To do —
Output every line exactly as written. Leave out pictures.

╭─ Given material

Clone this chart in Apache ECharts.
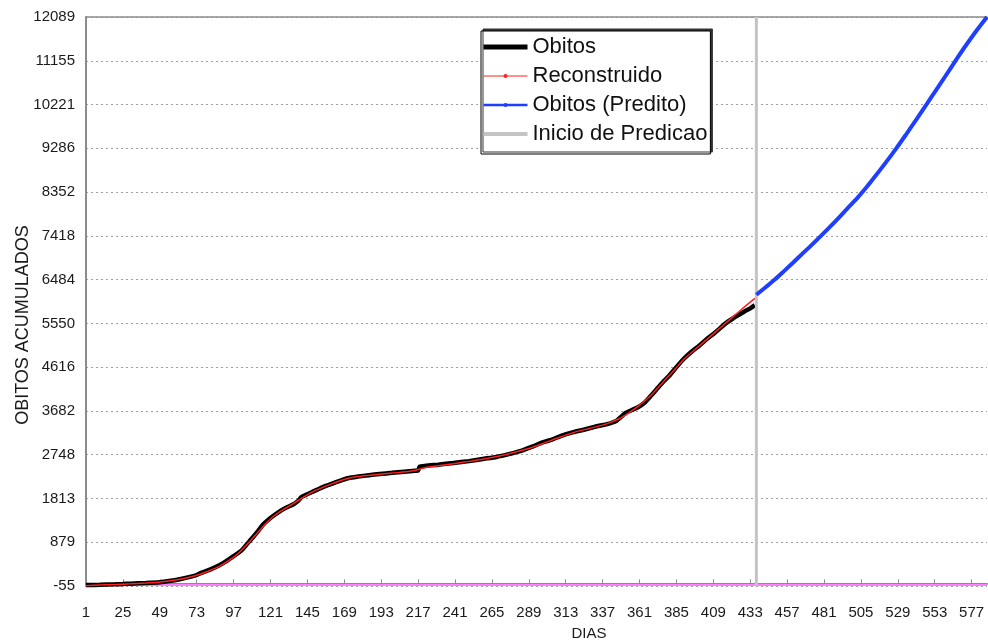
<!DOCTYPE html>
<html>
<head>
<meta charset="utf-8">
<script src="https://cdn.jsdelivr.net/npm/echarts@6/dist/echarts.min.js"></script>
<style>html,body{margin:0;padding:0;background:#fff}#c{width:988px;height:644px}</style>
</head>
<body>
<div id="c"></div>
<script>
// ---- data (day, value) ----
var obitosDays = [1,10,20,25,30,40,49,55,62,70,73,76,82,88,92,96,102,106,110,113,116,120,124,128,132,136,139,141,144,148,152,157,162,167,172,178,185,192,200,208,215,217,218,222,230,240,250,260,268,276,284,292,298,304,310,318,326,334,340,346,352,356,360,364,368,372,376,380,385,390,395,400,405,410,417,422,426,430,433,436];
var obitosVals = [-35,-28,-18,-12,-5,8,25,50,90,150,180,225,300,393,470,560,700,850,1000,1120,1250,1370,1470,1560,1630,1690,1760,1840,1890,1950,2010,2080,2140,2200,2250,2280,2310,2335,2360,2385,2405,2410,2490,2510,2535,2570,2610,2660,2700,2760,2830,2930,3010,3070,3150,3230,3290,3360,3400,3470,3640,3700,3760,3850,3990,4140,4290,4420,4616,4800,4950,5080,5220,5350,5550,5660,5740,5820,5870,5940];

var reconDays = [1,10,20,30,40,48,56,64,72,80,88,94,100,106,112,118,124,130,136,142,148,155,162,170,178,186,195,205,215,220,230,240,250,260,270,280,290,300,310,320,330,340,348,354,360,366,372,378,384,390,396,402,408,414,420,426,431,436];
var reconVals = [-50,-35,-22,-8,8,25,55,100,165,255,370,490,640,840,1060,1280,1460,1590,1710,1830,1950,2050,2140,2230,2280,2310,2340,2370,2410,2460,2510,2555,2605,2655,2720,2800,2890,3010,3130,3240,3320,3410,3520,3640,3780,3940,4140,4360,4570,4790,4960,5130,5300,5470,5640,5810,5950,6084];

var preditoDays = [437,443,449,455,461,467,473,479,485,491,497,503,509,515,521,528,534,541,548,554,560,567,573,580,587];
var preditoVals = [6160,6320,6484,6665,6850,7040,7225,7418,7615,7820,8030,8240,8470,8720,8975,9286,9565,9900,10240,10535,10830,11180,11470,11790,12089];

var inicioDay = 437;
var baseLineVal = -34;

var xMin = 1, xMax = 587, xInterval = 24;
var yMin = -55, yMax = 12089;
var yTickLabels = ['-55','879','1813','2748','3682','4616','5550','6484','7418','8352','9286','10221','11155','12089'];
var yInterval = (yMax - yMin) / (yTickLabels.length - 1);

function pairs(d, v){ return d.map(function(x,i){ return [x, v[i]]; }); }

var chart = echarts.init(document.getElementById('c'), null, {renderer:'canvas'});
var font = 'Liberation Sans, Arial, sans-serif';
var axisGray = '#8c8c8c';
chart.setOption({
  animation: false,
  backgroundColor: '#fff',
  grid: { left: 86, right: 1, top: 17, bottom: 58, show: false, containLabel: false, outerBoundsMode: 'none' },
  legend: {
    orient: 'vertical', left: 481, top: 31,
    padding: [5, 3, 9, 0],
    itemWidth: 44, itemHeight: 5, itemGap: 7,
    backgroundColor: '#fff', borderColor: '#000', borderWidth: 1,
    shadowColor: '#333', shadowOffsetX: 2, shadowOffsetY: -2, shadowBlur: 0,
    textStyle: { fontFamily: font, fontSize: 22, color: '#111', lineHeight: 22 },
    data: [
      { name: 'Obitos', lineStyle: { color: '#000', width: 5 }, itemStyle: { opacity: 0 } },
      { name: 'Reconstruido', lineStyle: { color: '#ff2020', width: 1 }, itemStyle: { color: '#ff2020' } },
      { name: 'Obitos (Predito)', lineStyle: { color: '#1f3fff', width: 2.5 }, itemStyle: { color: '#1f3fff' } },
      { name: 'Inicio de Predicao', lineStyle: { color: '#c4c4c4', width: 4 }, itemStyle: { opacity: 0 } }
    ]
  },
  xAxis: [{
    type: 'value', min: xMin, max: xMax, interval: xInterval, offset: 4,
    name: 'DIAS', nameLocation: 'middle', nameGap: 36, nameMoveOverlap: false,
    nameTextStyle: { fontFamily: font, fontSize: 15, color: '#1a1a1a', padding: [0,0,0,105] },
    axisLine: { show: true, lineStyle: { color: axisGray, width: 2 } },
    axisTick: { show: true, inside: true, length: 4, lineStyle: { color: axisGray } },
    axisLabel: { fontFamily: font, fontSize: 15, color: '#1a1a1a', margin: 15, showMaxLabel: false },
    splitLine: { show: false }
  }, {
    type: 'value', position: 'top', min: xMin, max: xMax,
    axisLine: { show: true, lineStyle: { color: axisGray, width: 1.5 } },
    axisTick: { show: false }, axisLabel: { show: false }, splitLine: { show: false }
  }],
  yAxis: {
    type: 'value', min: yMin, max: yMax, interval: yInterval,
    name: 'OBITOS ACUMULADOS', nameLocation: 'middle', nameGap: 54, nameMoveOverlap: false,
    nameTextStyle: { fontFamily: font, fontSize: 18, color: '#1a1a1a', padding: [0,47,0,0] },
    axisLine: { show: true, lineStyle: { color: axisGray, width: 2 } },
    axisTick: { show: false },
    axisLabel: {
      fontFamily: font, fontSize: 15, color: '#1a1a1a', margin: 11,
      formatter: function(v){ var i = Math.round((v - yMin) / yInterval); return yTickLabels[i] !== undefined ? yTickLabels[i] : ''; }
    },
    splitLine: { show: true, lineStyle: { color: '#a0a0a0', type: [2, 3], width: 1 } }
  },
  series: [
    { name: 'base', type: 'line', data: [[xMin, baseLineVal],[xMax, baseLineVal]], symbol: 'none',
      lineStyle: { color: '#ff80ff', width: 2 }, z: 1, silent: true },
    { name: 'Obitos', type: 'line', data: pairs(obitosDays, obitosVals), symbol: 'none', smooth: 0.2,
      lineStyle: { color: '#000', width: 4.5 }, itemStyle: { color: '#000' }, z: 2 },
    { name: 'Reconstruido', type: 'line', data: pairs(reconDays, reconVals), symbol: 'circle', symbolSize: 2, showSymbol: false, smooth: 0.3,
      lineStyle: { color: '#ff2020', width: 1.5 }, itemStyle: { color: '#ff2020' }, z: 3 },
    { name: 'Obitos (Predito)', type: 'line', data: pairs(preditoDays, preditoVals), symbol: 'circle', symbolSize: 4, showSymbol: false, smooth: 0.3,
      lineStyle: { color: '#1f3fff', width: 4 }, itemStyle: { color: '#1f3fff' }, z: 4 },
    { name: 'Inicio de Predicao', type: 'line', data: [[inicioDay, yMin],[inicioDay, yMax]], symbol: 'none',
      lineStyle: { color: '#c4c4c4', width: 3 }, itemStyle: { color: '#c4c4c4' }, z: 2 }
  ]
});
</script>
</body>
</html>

╰─

Complete output —
Clone this chart in Apache ECharts.
<!DOCTYPE html>
<html>
<head>
<meta charset="utf-8">
<script src="https://cdn.jsdelivr.net/npm/echarts@6/dist/echarts.min.js"></script>
<style>html,body{margin:0;padding:0;background:#fff}#c{width:988px;height:644px}</style>
</head>
<body>
<div id="c"></div>
<script>
// ---- data (day, value) ----
var obitosDays = [1,10,20,25,30,40,49,55,62,70,73,76,82,88,92,96,102,106,110,113,116,120,124,128,132,136,139,141,144,148,152,157,162,167,172,178,185,192,200,208,215,217,218,222,230,240,250,260,268,276,284,292,298,304,310,318,326,334,340,346,352,356,360,364,368,372,376,380,385,390,395,400,405,410,417,422,426,430,433,436];
var obitosVals = [-35,-28,-18,-12,-5,8,25,50,90,150,180,225,300,393,470,560,700,850,1000,1120,1250,1370,1470,1560,1630,1690,1760,1840,1890,1950,2010,2080,2140,2200,2250,2280,2310,2335,2360,2385,2405,2410,2490,2510,2535,2570,2610,2660,2700,2760,2830,2930,3010,3070,3150,3230,3290,3360,3400,3470,3640,3700,3760,3850,3990,4140,4290,4420,4616,4800,4950,5080,5220,5350,5550,5660,5740,5820,5870,5940];

var reconDays = [1,10,20,30,40,48,56,64,72,80,88,94,100,106,112,118,124,130,136,142,148,155,162,170,178,186,195,205,215,220,230,240,250,260,270,280,290,300,310,320,330,340,348,354,360,366,372,378,384,390,396,402,408,414,420,426,431,436];
var reconVals = [-50,-35,-22,-8,8,25,55,100,165,255,370,490,640,840,1060,1280,1460,1590,1710,1830,1950,2050,2140,2230,2280,2310,2340,2370,2410,2460,2510,2555,2605,2655,2720,2800,2890,3010,3130,3240,3320,3410,3520,3640,3780,3940,4140,4360,4570,4790,4960,5130,5300,5470,5640,5810,5950,6084];

var preditoDays = [437,443,449,455,461,467,473,479,485,491,497,503,509,515,521,528,534,541,548,554,560,567,573,580,587];
var preditoVals = [6160,6320,6484,6665,6850,7040,7225,7418,7615,7820,8030,8240,8470,8720,8975,9286,9565,9900,10240,10535,10830,11180,11470,11790,12089];

var inicioDay = 437;
var baseLineVal = -34;

var xMin = 1, xMax = 587, xInterval = 24;
var yMin = -55, yMax = 12089;
var yTickLabels = ['-55','879','1813','2748','3682','4616','5550','6484','7418','8352','9286','10221','11155','12089'];
var yInterval = (yMax - yMin) / (yTickLabels.length - 1);

function pairs(d, v){ return d.map(function(x,i){ return [x, v[i]]; }); }

var chart = echarts.init(document.getElementById('c'), null, {renderer:'canvas'});
var font = 'Liberation Sans, Arial, sans-serif';
var axisGray = '#8c8c8c';
chart.setOption({
  animation: false,
  backgroundColor: '#fff',
  grid: { left: 86, right: 1, top: 17, bottom: 58, show: false, containLabel: false, outerBoundsMode: 'none' },
  legend: {
    orient: 'vertical', left: 481, top: 31,
    padding: [5, 3, 9, 0],
    itemWidth: 44, itemHeight: 5, itemGap: 7,
    backgroundColor: '#fff', borderColor: '#000', borderWidth: 1,
    shadowColor: '#333', shadowOffsetX: 2, shadowOffsetY: -2, shadowBlur: 0,
    textStyle: { fontFamily: font, fontSize: 22, color: '#111', lineHeight: 22 },
    data: [
      { name: 'Obitos', lineStyle: { color: '#000', width: 5 }, itemStyle: { opacity: 0 } },
      { name: 'Reconstruido', lineStyle: { color: '#ff2020', width: 1 }, itemStyle: { color: '#ff2020' } },
      { name: 'Obitos (Predito)', lineStyle: { color: '#1f3fff', width: 2.5 }, itemStyle: { color: '#1f3fff' } },
      { name: 'Inicio de Predicao', lineStyle: { color: '#c4c4c4', width: 4 }, itemStyle: { opacity: 0 } }
    ]
  },
  xAxis: [{
    type: 'value', min: xMin, max: xMax, interval: xInterval, offset: 4,
    name: 'DIAS', nameLocation: 'middle', nameGap: 36, nameMoveOverlap: false,
    nameTextStyle: { fontFamily: font, fontSize: 15, color: '#1a1a1a', padding: [0,0,0,105] },
    axisLine: { show: true, lineStyle: { color: axisGray, width: 2 } },
    axisTick: { show: true, inside: true, length: 4, lineStyle: { color: axisGray } },
    axisLabel: { fontFamily: font, fontSize: 15, color: '#1a1a1a', margin: 15, showMaxLabel: false },
    splitLine: { show: false }
  }, {
    type: 'value', position: 'top', min: xMin, max: xMax,
    axisLine: { show: true, lineStyle: { color: axisGray, width: 1.5 } },
    axisTick: { show: false }, axisLabel: { show: false }, splitLine: { show: false }
  }],
  yAxis: {
    type: 'value', min: yMin, max: yMax, interval: yInterval,
    name: 'OBITOS ACUMULADOS', nameLocation: 'middle', nameGap: 54, nameMoveOverlap: false,
    nameTextStyle: { fontFamily: font, fontSize: 18, color: '#1a1a1a', padding: [0,47,0,0] },
    axisLine: { show: true, lineStyle: { color: axisGray, width: 2 } },
    axisTick: { show: false },
    axisLabel: {
      fontFamily: font, fontSize: 15, color: '#1a1a1a', margin: 11,
      formatter: function(v){ var i = Math.round((v - yMin) / yInterval); return yTickLabels[i] !== undefined ? yTickLabels[i] : ''; }
    },
    splitLine: { show: true, lineStyle: { color: '#a0a0a0', type: [2, 3], width: 1 } }
  },
  series: [
    { name: 'base', type: 'line', data: [[xMin, baseLineVal],[xMax, baseLineVal]], symbol: 'none',
      lineStyle: { color: '#ff80ff', width: 2 }, z: 1, silent: true },
    { name: 'Obitos', type: 'line', data: pairs(obitosDays, obitosVals), symbol: 'none', smooth: 0.2,
      lineStyle: { color: '#000', width: 4.5 }, itemStyle: { color: '#000' }, z: 2 },
    { name: 'Reconstruido', type: 'line', data: pairs(reconDays, reconVals), symbol: 'circle', symbolSize: 2, showSymbol: false, smooth: 0.3,
      lineStyle: { color: '#ff2020', width: 1.5 }, itemStyle: { color: '#ff2020' }, z: 3 },
    { name: 'Obitos (Predito)', type: 'line', data: pairs(preditoDays, preditoVals), symbol: 'circle', symbolSize: 4, showSymbol: false, smooth: 0.3,
      lineStyle: { color: '#1f3fff', width: 4 }, itemStyle: { color: '#1f3fff' }, z: 4 },
    { name: 'Inicio de Predicao', type: 'line', data: [[inicioDay, yMin],[inicioDay, yMax]], symbol: 'none',
      lineStyle: { color: '#c4c4c4', width: 3 }, itemStyle: { color: '#c4c4c4' }, z: 2 }
  ]
});
</script>
</body>
</html>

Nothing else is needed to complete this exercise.